- **WRITTEN EXERCISE**: Below are the records; give again exactly the lines from the one containing "Convert this chart to D3.js code." through the one containing "-0.03, 0.19, 0.39];", leaving out pictures.

- **AVAILABLE DATA**:
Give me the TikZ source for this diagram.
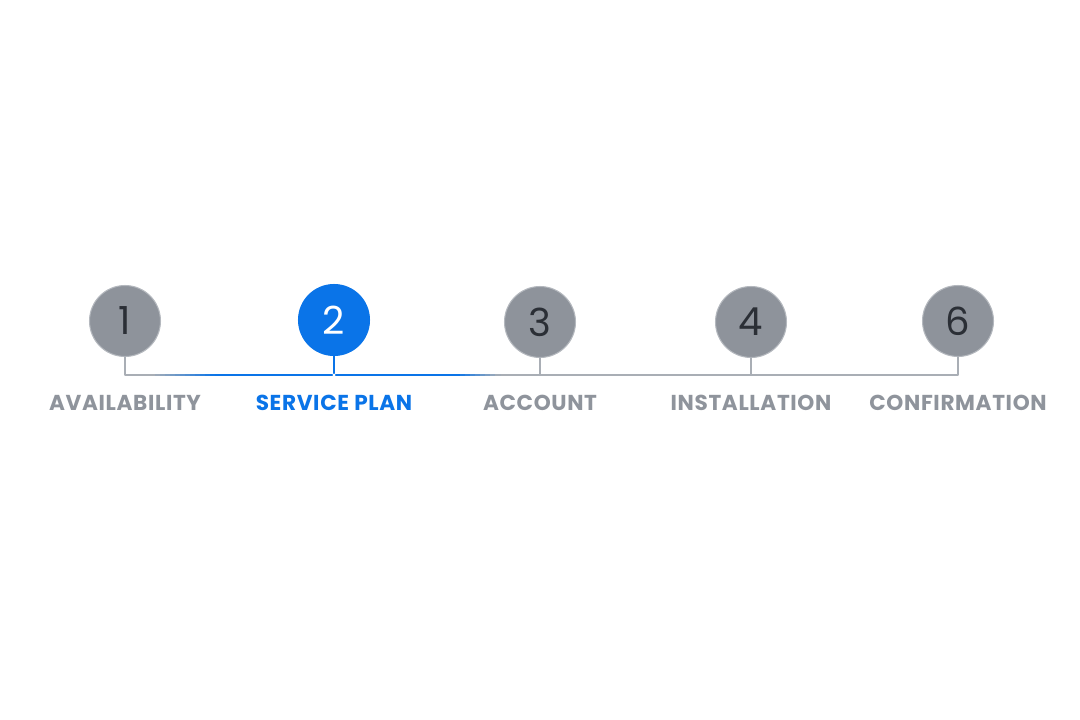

* * *

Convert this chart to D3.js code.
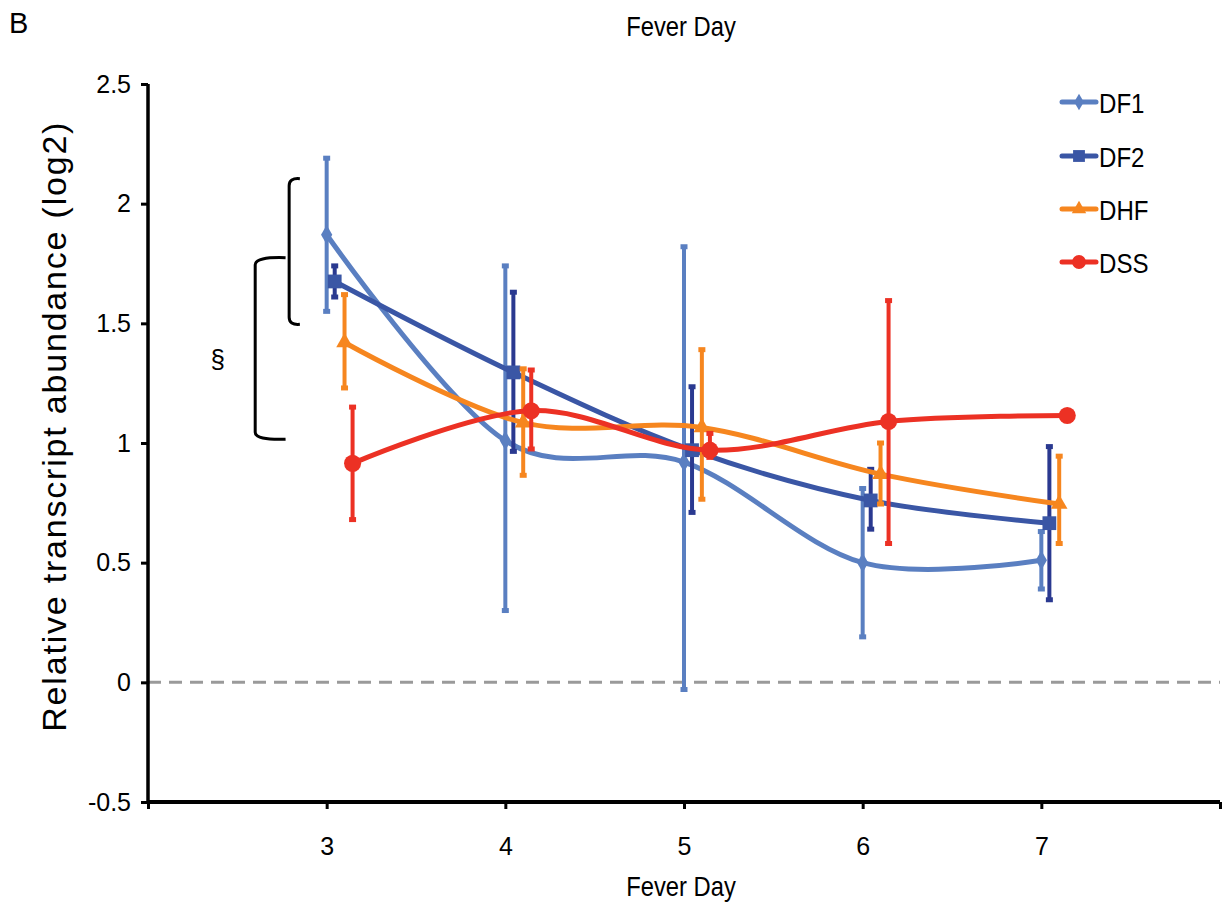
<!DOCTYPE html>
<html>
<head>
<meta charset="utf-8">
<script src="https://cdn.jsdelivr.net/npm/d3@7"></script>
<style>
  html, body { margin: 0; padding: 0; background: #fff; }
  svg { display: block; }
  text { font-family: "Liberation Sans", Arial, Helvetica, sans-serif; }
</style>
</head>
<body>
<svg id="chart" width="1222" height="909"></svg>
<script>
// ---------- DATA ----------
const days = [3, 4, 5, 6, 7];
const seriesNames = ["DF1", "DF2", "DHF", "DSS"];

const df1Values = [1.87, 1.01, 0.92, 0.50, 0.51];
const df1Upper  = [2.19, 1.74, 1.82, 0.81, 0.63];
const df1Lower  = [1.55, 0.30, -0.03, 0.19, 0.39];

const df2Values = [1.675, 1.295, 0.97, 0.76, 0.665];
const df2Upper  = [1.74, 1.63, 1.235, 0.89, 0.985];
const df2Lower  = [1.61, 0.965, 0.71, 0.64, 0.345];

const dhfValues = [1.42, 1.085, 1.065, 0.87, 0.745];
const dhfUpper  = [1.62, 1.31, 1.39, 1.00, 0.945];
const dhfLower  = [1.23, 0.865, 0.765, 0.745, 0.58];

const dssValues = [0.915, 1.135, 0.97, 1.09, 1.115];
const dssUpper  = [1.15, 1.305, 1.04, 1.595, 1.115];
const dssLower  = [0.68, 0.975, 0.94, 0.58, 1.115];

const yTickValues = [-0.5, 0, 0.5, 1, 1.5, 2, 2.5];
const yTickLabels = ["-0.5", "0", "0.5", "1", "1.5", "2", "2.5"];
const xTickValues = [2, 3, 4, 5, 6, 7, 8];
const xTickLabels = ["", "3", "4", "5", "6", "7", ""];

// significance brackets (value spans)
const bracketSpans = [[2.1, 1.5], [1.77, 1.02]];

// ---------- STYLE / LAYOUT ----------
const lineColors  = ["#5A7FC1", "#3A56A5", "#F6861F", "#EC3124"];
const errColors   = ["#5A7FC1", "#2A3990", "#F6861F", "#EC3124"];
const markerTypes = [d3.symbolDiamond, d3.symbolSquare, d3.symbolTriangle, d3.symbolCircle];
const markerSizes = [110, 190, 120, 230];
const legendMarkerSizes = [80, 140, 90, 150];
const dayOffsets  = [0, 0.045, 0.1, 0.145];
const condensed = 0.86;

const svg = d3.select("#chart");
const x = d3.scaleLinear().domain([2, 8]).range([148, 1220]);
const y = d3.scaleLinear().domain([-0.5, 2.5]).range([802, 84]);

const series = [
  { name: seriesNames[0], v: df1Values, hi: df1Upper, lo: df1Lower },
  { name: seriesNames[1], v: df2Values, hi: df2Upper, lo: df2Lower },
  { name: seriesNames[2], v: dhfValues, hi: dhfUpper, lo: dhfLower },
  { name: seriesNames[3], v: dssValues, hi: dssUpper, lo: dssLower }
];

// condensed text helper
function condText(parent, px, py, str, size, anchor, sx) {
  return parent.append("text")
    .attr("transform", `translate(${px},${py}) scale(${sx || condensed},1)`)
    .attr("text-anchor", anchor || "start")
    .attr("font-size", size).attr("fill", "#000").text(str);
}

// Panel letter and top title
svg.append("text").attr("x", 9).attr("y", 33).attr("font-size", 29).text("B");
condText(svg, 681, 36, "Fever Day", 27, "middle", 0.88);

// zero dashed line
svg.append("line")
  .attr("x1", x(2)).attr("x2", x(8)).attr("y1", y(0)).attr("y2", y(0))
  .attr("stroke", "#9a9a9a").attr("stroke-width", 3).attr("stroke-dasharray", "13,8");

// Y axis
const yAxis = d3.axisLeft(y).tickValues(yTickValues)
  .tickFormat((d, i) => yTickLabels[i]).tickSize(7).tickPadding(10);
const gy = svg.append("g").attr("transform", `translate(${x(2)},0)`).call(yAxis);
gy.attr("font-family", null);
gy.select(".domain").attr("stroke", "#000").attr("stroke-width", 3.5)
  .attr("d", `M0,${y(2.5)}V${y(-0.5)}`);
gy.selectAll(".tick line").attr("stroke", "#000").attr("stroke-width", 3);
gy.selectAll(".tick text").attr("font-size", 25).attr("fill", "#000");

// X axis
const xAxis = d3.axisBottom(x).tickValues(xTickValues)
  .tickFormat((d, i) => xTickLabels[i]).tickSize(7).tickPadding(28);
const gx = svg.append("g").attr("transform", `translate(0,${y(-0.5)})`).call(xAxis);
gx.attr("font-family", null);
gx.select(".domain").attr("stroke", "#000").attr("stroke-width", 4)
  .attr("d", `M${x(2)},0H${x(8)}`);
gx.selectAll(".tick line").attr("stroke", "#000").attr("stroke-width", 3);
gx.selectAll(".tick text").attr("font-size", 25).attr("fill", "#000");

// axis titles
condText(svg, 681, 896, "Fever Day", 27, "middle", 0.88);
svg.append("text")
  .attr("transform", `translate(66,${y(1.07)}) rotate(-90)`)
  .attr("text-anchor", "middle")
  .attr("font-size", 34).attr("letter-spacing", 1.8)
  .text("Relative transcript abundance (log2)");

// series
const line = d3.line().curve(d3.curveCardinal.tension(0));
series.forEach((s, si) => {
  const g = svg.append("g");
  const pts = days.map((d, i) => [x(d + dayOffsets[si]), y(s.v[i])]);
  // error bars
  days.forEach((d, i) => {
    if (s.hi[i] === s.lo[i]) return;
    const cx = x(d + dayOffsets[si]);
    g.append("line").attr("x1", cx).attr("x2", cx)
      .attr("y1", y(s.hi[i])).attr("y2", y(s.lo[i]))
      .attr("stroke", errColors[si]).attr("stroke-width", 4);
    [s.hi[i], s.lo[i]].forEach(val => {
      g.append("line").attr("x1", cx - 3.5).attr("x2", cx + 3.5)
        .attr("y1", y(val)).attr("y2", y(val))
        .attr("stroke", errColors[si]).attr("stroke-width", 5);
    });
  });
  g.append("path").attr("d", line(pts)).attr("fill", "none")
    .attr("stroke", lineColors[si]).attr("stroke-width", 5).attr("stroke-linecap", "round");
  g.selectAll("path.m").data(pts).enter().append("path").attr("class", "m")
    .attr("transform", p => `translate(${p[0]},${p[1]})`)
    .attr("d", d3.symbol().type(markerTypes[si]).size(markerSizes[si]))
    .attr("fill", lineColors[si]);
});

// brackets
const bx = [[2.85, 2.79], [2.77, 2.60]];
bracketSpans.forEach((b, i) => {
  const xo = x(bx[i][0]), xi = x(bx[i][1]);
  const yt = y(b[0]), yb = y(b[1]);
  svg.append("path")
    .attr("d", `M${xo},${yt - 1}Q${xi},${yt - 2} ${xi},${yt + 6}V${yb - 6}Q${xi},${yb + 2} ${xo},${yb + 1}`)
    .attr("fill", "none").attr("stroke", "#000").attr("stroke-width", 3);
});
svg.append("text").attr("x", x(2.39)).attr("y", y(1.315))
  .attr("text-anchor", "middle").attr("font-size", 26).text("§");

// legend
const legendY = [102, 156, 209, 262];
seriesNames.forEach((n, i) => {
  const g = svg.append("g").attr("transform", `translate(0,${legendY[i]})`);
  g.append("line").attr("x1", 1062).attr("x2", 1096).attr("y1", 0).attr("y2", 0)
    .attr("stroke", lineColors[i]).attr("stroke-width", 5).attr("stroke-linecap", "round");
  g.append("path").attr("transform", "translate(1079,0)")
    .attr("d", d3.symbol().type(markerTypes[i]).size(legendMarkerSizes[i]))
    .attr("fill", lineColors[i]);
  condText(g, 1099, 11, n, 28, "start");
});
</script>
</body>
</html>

- **WRITTEN RESPONSE**:
Convert this chart to D3.js code.
<!DOCTYPE html>
<html>
<head>
<meta charset="utf-8">
<script src="https://cdn.jsdelivr.net/npm/d3@7"></script>
<style>
  html, body { margin: 0; padding: 0; background: #fff; }
  svg { display: block; }
  text { font-family: "Liberation Sans", Arial, Helvetica, sans-serif; }
</style>
</head>
<body>
<svg id="chart" width="1222" height="909"></svg>
<script>
// ---------- DATA ----------
const days = [3, 4, 5, 6, 7];
const seriesNames = ["DF1", "DF2", "DHF", "DSS"];

const df1Values = [1.87, 1.01, 0.92, 0.50, 0.51];
const df1Upper  = [2.19, 1.74, 1.82, 0.81, 0.63];
const df1Lower  = [1.55, 0.30, -0.03, 0.19, 0.39];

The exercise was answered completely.